Instructions for the task
Return every line below as is, leaving out the pictures.

************

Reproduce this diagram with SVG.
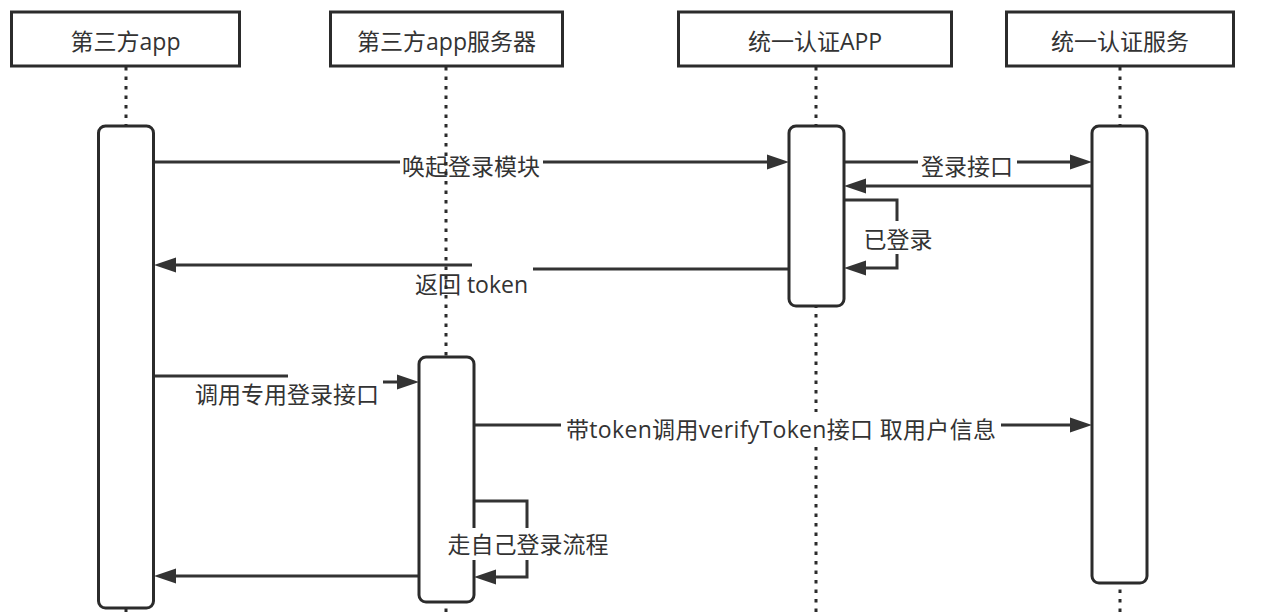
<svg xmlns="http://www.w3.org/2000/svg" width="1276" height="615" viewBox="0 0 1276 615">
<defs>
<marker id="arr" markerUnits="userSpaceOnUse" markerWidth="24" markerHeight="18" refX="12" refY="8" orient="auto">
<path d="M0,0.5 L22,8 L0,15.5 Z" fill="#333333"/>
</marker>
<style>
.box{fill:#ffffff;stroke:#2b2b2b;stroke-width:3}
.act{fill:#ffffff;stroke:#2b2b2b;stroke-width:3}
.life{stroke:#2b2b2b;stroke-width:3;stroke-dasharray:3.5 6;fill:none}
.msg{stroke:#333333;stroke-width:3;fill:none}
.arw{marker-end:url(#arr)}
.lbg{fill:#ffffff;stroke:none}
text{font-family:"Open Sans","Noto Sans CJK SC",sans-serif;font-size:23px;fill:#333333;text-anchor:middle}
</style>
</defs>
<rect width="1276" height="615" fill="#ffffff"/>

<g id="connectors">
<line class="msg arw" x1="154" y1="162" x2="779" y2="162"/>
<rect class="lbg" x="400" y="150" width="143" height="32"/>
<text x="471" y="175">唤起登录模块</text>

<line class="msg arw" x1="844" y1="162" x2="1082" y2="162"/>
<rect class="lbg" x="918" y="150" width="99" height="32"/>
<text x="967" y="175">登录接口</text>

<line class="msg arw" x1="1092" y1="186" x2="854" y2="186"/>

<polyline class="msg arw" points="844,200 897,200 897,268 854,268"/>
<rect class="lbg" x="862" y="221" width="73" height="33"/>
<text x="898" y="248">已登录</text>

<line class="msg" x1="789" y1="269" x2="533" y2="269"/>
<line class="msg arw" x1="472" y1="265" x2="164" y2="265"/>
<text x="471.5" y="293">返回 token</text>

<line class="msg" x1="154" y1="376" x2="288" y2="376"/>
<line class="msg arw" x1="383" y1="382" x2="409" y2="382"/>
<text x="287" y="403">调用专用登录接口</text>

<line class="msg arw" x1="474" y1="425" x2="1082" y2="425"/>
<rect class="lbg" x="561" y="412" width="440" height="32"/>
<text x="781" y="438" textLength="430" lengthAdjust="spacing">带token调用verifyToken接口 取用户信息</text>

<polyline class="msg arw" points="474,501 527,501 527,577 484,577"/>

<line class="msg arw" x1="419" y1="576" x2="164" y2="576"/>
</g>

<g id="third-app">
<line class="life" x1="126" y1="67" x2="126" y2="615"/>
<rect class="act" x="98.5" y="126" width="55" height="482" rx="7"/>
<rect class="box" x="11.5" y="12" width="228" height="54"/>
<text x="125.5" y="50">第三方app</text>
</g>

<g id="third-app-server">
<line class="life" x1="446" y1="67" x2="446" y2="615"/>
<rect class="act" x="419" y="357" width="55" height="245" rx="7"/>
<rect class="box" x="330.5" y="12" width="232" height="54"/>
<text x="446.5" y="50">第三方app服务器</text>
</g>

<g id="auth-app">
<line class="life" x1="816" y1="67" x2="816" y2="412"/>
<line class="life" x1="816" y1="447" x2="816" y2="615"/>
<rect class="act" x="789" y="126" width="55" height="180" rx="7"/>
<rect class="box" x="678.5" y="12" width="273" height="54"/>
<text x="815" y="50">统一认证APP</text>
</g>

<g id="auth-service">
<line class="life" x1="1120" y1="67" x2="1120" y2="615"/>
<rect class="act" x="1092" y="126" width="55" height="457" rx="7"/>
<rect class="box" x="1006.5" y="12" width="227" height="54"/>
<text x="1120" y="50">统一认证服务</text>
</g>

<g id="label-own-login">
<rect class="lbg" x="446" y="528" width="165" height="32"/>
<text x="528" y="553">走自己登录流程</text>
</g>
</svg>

************

Full solution
Reproduce this diagram with SVG.
<svg xmlns="http://www.w3.org/2000/svg" width="1276" height="615" viewBox="0 0 1276 615">
<defs>
<marker id="arr" markerUnits="userSpaceOnUse" markerWidth="24" markerHeight="18" refX="12" refY="8" orient="auto">
<path d="M0,0.5 L22,8 L0,15.5 Z" fill="#333333"/>
</marker>
<style>
.box{fill:#ffffff;stroke:#2b2b2b;stroke-width:3}
.act{fill:#ffffff;stroke:#2b2b2b;stroke-width:3}
.life{stroke:#2b2b2b;stroke-width:3;stroke-dasharray:3.5 6;fill:none}
.msg{stroke:#333333;stroke-width:3;fill:none}
.arw{marker-end:url(#arr)}
.lbg{fill:#ffffff;stroke:none}
text{font-family:"Open Sans","Noto Sans CJK SC",sans-serif;font-size:23px;fill:#333333;text-anchor:middle}
</style>
</defs>
<rect width="1276" height="615" fill="#ffffff"/>

<g id="connectors">
<line class="msg arw" x1="154" y1="162" x2="779" y2="162"/>
<rect class="lbg" x="400" y="150" width="143" height="32"/>
<text x="471" y="175">唤起登录模块</text>

<line class="msg arw" x1="844" y1="162" x2="1082" y2="162"/>
<rect class="lbg" x="918" y="150" width="99" height="32"/>
<text x="967" y="175">登录接口</text>

<line class="msg arw" x1="1092" y1="186" x2="854" y2="186"/>

<polyline class="msg arw" points="844,200 897,200 897,268 854,268"/>
<rect class="lbg" x="862" y="221" width="73" height="33"/>
<text x="898" y="248">已登录</text>

<line class="msg" x1="789" y1="269" x2="533" y2="269"/>
<line class="msg arw" x1="472" y1="265" x2="164" y2="265"/>
<text x="471.5" y="293">返回 token</text>

<line class="msg" x1="154" y1="376" x2="288" y2="376"/>
<line class="msg arw" x1="383" y1="382" x2="409" y2="382"/>
<text x="287" y="403">调用专用登录接口</text>

<line class="msg arw" x1="474" y1="425" x2="1082" y2="425"/>
<rect class="lbg" x="561" y="412" width="440" height="32"/>
<text x="781" y="438" textLength="430" lengthAdjust="spacing">带token调用verifyToken接口 取用户信息</text>

<polyline class="msg arw" points="474,501 527,501 527,577 484,577"/>

<line class="msg arw" x1="419" y1="576" x2="164" y2="576"/>
</g>

<g id="third-app">
<line class="life" x1="126" y1="67" x2="126" y2="615"/>
<rect class="act" x="98.5" y="126" width="55" height="482" rx="7"/>
<rect class="box" x="11.5" y="12" width="228" height="54"/>
<text x="125.5" y="50">第三方app</text>
</g>

<g id="third-app-server">
<line class="life" x1="446" y1="67" x2="446" y2="615"/>
<rect class="act" x="419" y="357" width="55" height="245" rx="7"/>
<rect class="box" x="330.5" y="12" width="232" height="54"/>
<text x="446.5" y="50">第三方app服务器</text>
</g>

<g id="auth-app">
<line class="life" x1="816" y1="67" x2="816" y2="412"/>
<line class="life" x1="816" y1="447" x2="816" y2="615"/>
<rect class="act" x="789" y="126" width="55" height="180" rx="7"/>
<rect class="box" x="678.5" y="12" width="273" height="54"/>
<text x="815" y="50">统一认证APP</text>
</g>

<g id="auth-service">
<line class="life" x1="1120" y1="67" x2="1120" y2="615"/>
<rect class="act" x="1092" y="126" width="55" height="457" rx="7"/>
<rect class="box" x="1006.5" y="12" width="227" height="54"/>
<text x="1120" y="50">统一认证服务</text>
</g>

<g id="label-own-login">
<rect class="lbg" x="446" y="528" width="165" height="32"/>
<text x="528" y="553">走自己登录流程</text>
</g>
</svg>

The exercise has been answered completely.